Leonard Bahan

Profile
- Positions: Quarterback, halfback

Personal information
- Born: February 18, 1898 Colegrove, Pennsylvania, U.S.
- Died: May 1, 1977 (aged 79) Los Angeles, California, U.S.
- Height: 5 ft 9 in (1.75 m)
- Weight: 162 lb (73 kg)

Career information
- High school: Somerset (Somerset, Kentucky)
- College: Notre Dame

Career history
- Cleveland Indians (1923); Buffalo All-Americans (1923);
- Stats at Pro Football Reference

= Leonard Bahan =

American football player (1898–1977)

Leonard Finlan "Pete" Bahan (February 18, 1898 – May 1, 1977) was an American professional football player in the National Football League (NFL).

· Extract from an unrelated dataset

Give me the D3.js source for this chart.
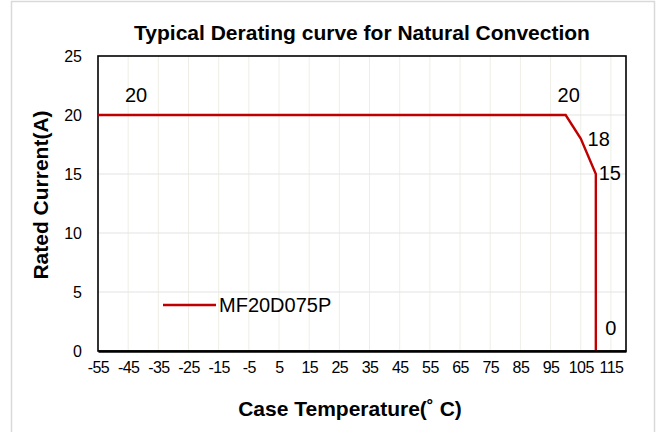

Bahan played quarterback for Somerset High School in Somerset, Kentucky, and later was the team captain for both the football team and the basketball team at Notre Dame. He was the starting quarterback and team captain for the undefeated football team in 1919, which later was selected as national co-champions by the National Championship Foundation. In 1920, he enrolled at Detroit University and started for their football team at right halfback.

Bahan played for one season in the NFL in 1923, first with the Buffalo All-Americans and then with the Cleveland Indians.